Sr. Johnson then introduces “deep incarnation,” by which she means an incarnation re-imagined “in an ecological direction,” the “good news” intended for all creatures, not just for “one species.” She contends that early Christians forged a connection between “Jesus and Wisdom” once they “began to identify the crucified prophet from Nazareth, localized in time and place, with a divine figure associated in Jewish tradition with creating and governing the world and nurturing human beings on the path of truth and life.” Notice that she considers Jesus to be only a local prophet until the early Christians connected Him to the creatress. He then emerged as “personified Wisdom,” which was “one way of figuring the creative, revealing and saving presence of God in engagement with the world.” Johnson says that Jesus, after becoming a “human being, a species in which matter has become conscious of itself and deliberately purposive,” was not “detachable” from matter and so was “born again as a child of the earth, but of the transfigured, liberated earth, the earth which in him is eternally confirmed and eternally redeemed from death and futility.”

Sr. Johnson complains that the Church has emphasized the cross and redemption from sin for far too long. What needs emphasis now, she says, is the resurrection of each and every single animal, not just human beings. She insists that, like the animals, we humans are simply “germinated out of the depths of the evolutionary process.” We are “primates whose brains are so richly textured that we experience self-reflective consciousness and freedom, or in classical terms, mind and will.” For Johnson, the mind and will are not beyond matter but only “require new levels of explanation.”

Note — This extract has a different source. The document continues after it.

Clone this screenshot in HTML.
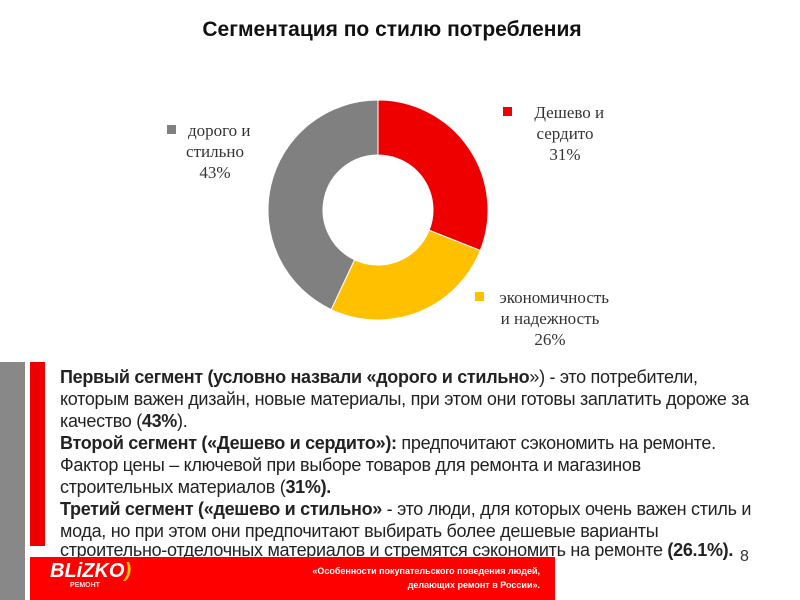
<!DOCTYPE html>
<html><head><meta charset="utf-8"><style>
body{margin:0;width:800px;height:600px;background:#fff;position:relative;overflow:hidden;font-family:"Liberation Sans",sans-serif}
.abs{position:absolute}
.t{position:absolute;left:60px;font-size:18px;color:#222;white-space:nowrap;letter-spacing:-0.3px}
.lg{font-family:"Liberation Serif",serif;font-size:17px;color:#333;text-align:center;line-height:21px;position:absolute}
</style></head><body>
<div class="abs" style="left:0;width:784px;top:18px;text-align:center;font-weight:bold;font-size:21px;color:#111">Сегментация по стилю потребления</div>
<svg class="abs" style="left:0;top:0" width="800" height="360">
<g id="donut"></g>
<rect x="503" y="107" width="9" height="9" fill="#e00"/>
<rect x="167" y="125" width="9" height="9" fill="#808080"/>
<rect x="475" y="292" width="9" height="9" fill="#ffc000"/>
</svg>
<div class="lg" style="left:505px;top:102px;width:120px">&nbsp;&nbsp;Дешево и<br>сердито<br>31%</div>
<div class="lg" style="left:165px;top:120px;width:100px">&nbsp;&nbsp;дорого и<br>стильно<br>43%</div>
<div class="lg" style="left:475px;top:287px;width:150px">&nbsp;&nbsp;экономичность<br>и надежность<br>26%</div>
<div class="abs" style="left:0;top:362px;width:25px;height:238px;background:#888"></div>
<div class="abs" style="left:30px;top:362px;width:15px;height:184px;background:#e00"></div>
<div class="t" style="top:367px"><b>Первый сегмент (условно назвали «дорого и стильно</b>») - это потребители,</div>
<div class="t" style="top:389px">которым важен дизайн, новые материалы, при этом они готовы заплатить дороже за</div>
<div class="t" style="top:411px">качество (<b>43%</b>).</div>
<div class="t" style="top:433px"><b>Второй сегмент («Дешево и сердито»):</b> предпочитают сэкономить на ремонте.</div>
<div class="t" style="top:455px">Фактор цены – ключевой при выборе товаров для ремонта и магазинов</div>
<div class="t" style="top:477px">строительных материалов (<b>31%).</b></div>
<div class="t" style="top:499px"><b>Третий сегмент («дешево и стильно»</b> - это люди, для которых очень важен стиль и</div>
<div class="t" style="top:521px">мода, но при этом они предпочитают выбирать более дешевые варианты</div>
<div class="t" style="top:540px">строительно-отделочных материалов и стремятся сэкономить на ремонте <b>(26.1%).</b></div>
<div class="abs" style="left:30px;top:557px;width:525px;height:43px;background:#f00"></div>
<div class="abs" style="left:50px;top:560px;color:#fff;font-weight:bold;font-size:20px;font-style:italic">BLiZKO<span style="color:#fc0">)</span></div>
<div class="abs" style="left:70px;top:582px;color:#fdd;font-size:7px;font-weight:bold">РЕМОНТ</div>
<div class="abs" style="left:200px;width:340px;top:564px;text-align:right;color:#fff;font-size:9px;font-weight:bold;line-height:14px">«Особенности покупательского поведения людей,<br>делающих ремонт в России».</div>
<div class="abs" style="left:740px;top:548px;font-size:16px;color:#333">8</div>
<script>
const categories=["Дешево и сердито","экономичность и надежность","дорого и стильно"];
const values=[31,26,43];
const colors=["#ee0000","#ffc000","#808080"];
const cx=378,cy=210,R=110,r=55;
const g=document.getElementById('donut');
const total=values.reduce((a,b)=>a+b,0);
let a0=0;
function pt(rad,a){return [cx+rad*Math.sin(a),cy-rad*Math.cos(a)];}
values.forEach((v,i)=>{
 const a1=a0+v/total*2*Math.PI;
 const large=(a1-a0)>Math.PI?1:0;
 const [x0,y0]=pt(R,a0),[x1,y1]=pt(R,a1),[x2,y2]=pt(r,a1),[x3,y3]=pt(r,a0);
 const p=document.createElementNS('http://www.w3.org/2000/svg','path');
 p.setAttribute('d',`M${x0},${y0}A${R},${R} 0 ${large} 1 ${x1},${y1}L${x2},${y2}A${r},${r} 0 ${large} 0 ${x3},${y3}Z`);
 p.setAttribute('fill',colors[i]);
 p.setAttribute('stroke','#fff');
 p.setAttribute('stroke-width','1');
 
 
 g.appendChild(p);
 a0=a1;
});
</script>
</body></html>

Sr. Johnson deplores the mushrooming population of mankind, calling our trespassing on the habitats of other animals a “deep moral failure.” She cites Pope St. John Paul II’s call to respect life, but only as it concerns animals, not the holocaust of unborn human children. Unaware that the human population is aging and will soon implode, she exhorts us five times to a “conversion to the Earth,” by which she means a renunciation of anthropocentrism and a deep awareness that our being is “embedded in the evolutionary processes of life on Earth.” This is deep ecology, materialism, sheer atheism!

Little wonder that the CDF is concerned about the LCWR lavishing honors on Sr. Elizabeth Johnson.